For names containing ampersands, use standard JSON string escaping - the ampersand itself is fine, but ensure there are no trailing/leading spaces that might cause parsing issues. For example: "Müller & Sons" works, but "Müller & Sons " (with trailing space) may fail validation.
The real culprit in your scenario is likely mixed character encoding in your source data. Legacy CRM exports often contain Windows-1252 encoded characters that look correct but aren’t valid UTF-8. Run your input file through a UTF-8 validation tool and re-encode if necessary: `iconv -f WINDOWS-1252 -t UTF-8 input.json > output.json
2. Missing Required Fields (comprehensive field mapping):
The bulk import endpoint enforces a broader set of required fields than documented because it triggers the full customer creation business process. Based on wd-r2-2023 configuration, these fields are mandatory for Sales Management customer creation:
- Customer_Name (obvious)
- Customer_Reference_ID (your external ID)
- Customer_Category (typically ‘Business’ or ‘Individual’)
- Currency_Reference (must match tenant’s enabled currencies)
- Payment_Terms_Reference (default to ‘Net 30’ if unsure)
- Worktags (at least one, usually Customer_Group or Region)
- Bill_To_Contact and Bill_To_Address (even if same as primary)
The validation error ‘missing required fields’ is frustratingly vague because Workday doesn’t specify which fields in the API response.

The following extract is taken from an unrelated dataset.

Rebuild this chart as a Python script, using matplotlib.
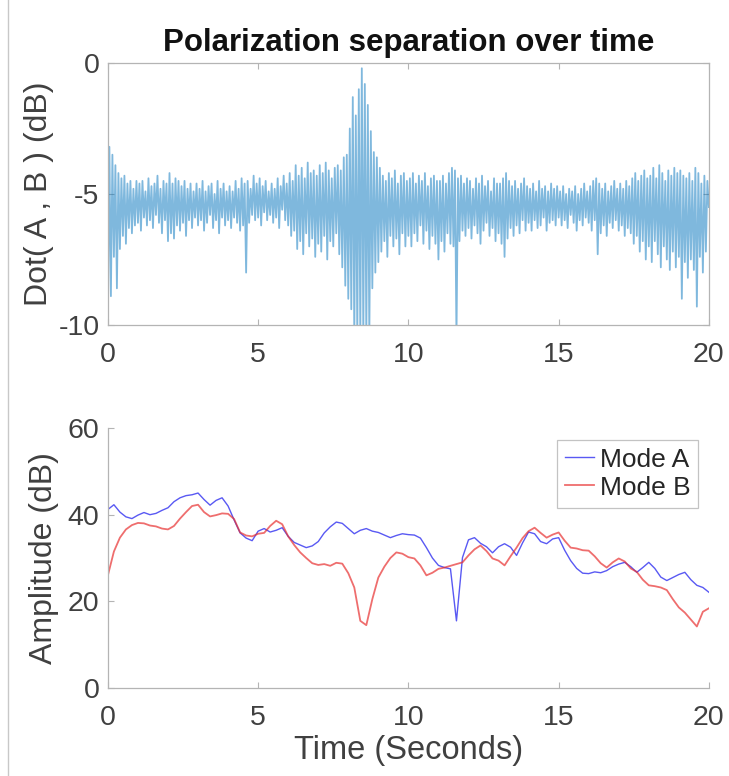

Use this API call to identify the complete field set:
GET /customers/{existing_customer_id}
Include all reference fields
Compare your payload structure against a successfully created customer - any field present in the GET response should be included in your bulk import.
3. Bulk Import Endpoint Behavior (batch processing requirements):
The bulk endpoint processes records sequentially and has a strict validation mode. Unlike single-record creation which can use default values, bulk imports require explicit values for all fields. Additionally, the endpoint has a 1000-record per batch limit and a 5MB payload size limit.
Structure your bulk payload with proper error isolation:
{
"customers": [
{
"Customer_Name": "O'Brien Industries",
"Customer_Reference_ID": "CRM-001",
"Customer_Category": {"ID": "Business"},
"Currency": {"ID": "USD"},
"Payment_Terms": {"ID": "NET_30"}
}
]
}
Recommended Solution Approach:
- Pre-process your 5,000 records: validate UTF-8 encoding, normalize special characters, remove trailing spaces
- Create a field mapping template based on a GET_Customers call for an existing record in your tenant
- Split your import into batches of 500 records (safer than the 1000 limit)
- Implement retry logic with detailed error logging for failed records
- For the 30% failing records, export them separately and validate each required field is populated with properly encoded values
The combination of character encoding issues and missing conditional required fields explains your 30% failure rate. Once you normalize the encoding and ensure all business-process-required fields are populated, your success rate should exceed 95%.